::: Input :::

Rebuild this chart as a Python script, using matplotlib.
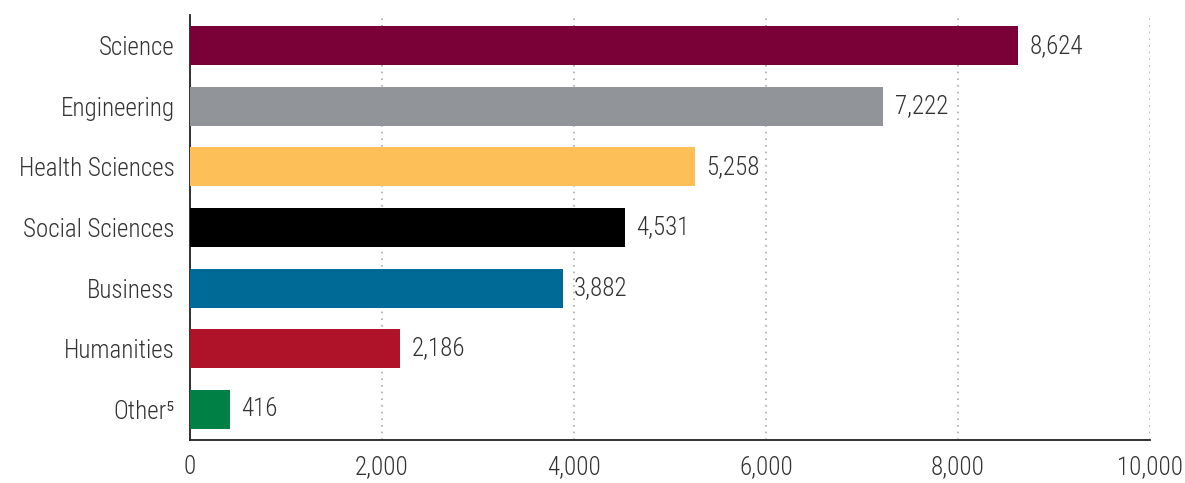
import matplotlib
matplotlib.use("Agg")
import matplotlib.pyplot as plt
from matplotlib import font_manager

categories = ["Science", "Engineering", "Health Sciences", "Social Sciences", "Business", "Humanities", "Other\u2075"]
values = [8624, 7222, 5258, 4531, 3882, 2186, 416]
colors = ["#7A0038", "#919498", "#FDBF57", "#000000", "#006A96", "#AE132A", "#008044"]
xticks = [0, 2000, 4000, 6000, 8000, 10000]

names = {f.name for f in font_manager.fontManager.ttflist}
fam = [n for n in ["Roboto Condensed", "Liberation Sans Narrow", "Roboto", "DejaVu Sans"] if n in names]
fam.append("DejaVu Sans")
plt.rcParams["font.family"] = fam
plt.rcParams["font.weight"] = 300

txt = "#333333"
fs = 18
fig = plt.figure(figsize=(11.85, 4.83), dpi=100)
ax = fig.add_axes([0.1603, 0.089, 0.8102, 0.880])

y = list(range(len(categories)))
ax.barh(y, values, height=0.645, color=colors, zorder=3)
for yi, v in zip(y, values):
    ax.text(v + 120, yi, f"{v:,}", va="center", ha="left", fontsize=fs, color=txt)

ax.set_xlim(0, 10000)
ax.set_ylim(6.51, -0.51)
ax.set_yticks(y)
ax.set_yticklabels(categories, fontsize=fs, color=txt)
ax.set_xticks(xticks)
ax.set_xticklabels([f"{t:,}" for t in xticks], fontsize=fs, color=txt)
ax.tick_params(axis="both", length=0)
ax.tick_params(axis="y", pad=11)
ax.tick_params(axis="x", pad=11)
ax.grid(axis="x", linestyle=(0, (1, 3)), color="#aaaaaa", linewidth=1.2, zorder=0)
for s in ["top", "right"]:
    ax.spines[s].set_visible(False)
for s in ["left", "bottom"]:
    ax.spines[s].set_color("#222222")
    ax.spines[s].set_linewidth(1.3)

fig.savefig("out.png", dpi=100)
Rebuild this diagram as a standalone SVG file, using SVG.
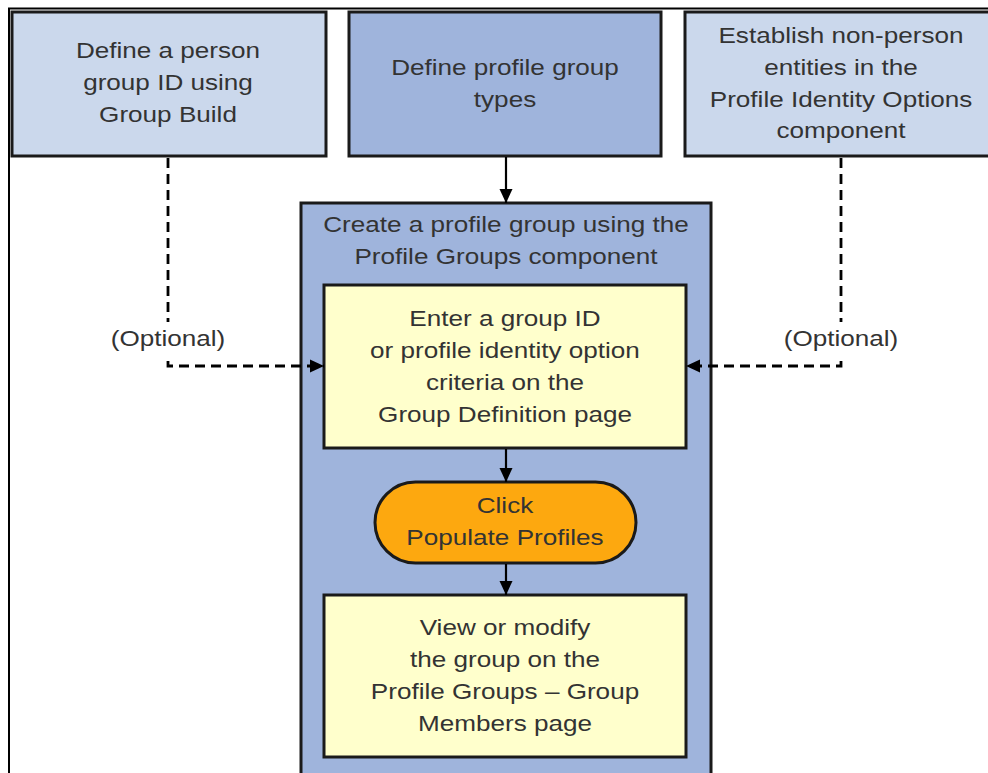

:::

**Problem:** Set down the records in full and exactly. Do not carry over any image.

**Response to the task:**
Rebuild this chart as a Python script, using matplotlib.
import matplotlib
matplotlib.use("Agg")
import matplotlib.pyplot as plt
from matplotlib import font_manager

categories = ["Science", "Engineering", "Health Sciences", "Social Sciences", "Business", "Humanities", "Other\u2075"]
values = [8624, 7222, 5258, 4531, 3882, 2186, 416]
colors = ["#7A0038", "#919498", "#FDBF57", "#000000", "#006A96", "#AE132A", "#008044"]
xticks = [0, 2000, 4000, 6000, 8000, 10000]

names = {f.name for f in font_manager.fontManager.ttflist}
fam = [n for n in ["Roboto Condensed", "Liberation Sans Narrow", "Roboto", "DejaVu Sans"] if n in names]
fam.append("DejaVu Sans")
plt.rcParams["font.family"] = fam
plt.rcParams["font.weight"] = 300

txt = "#333333"
fs = 18
fig = plt.figure(figsize=(11.85, 4.83), dpi=100)
ax = fig.add_axes([0.1603, 0.089, 0.8102, 0.880])

y = list(range(len(categories)))
ax.barh(y, values, height=0.645, color=colors, zorder=3)
for yi, v in zip(y, values):
    ax.text(v + 120, yi, f"{v:,}", va="center", ha="left", fontsize=fs, color=txt)

ax.set_xlim(0, 10000)
ax.set_ylim(6.51, -0.51)
ax.set_yticks(y)
ax.set_yticklabels(categories, fontsize=fs, color=txt)
ax.set_xticks(xticks)
ax.set_xticklabels([f"{t:,}" for t in xticks], fontsize=fs, color=txt)
ax.tick_params(axis="both", length=0)
ax.tick_params(axis="y", pad=11)
ax.tick_params(axis="x", pad=11)
ax.grid(axis="x", linestyle=(0, (1, 3)), color="#aaaaaa", linewidth=1.2, zorder=0)
for s in ["top", "right"]:
    ax.spines[s].set_visible(False)
for s in ["left", "bottom"]:
    ax.spines[s].set_color("#222222")
    ax.spines[s].set_linewidth(1.3)

fig.savefig("out.png", dpi=100)
Rebuild this diagram as a standalone SVG file, using SVG.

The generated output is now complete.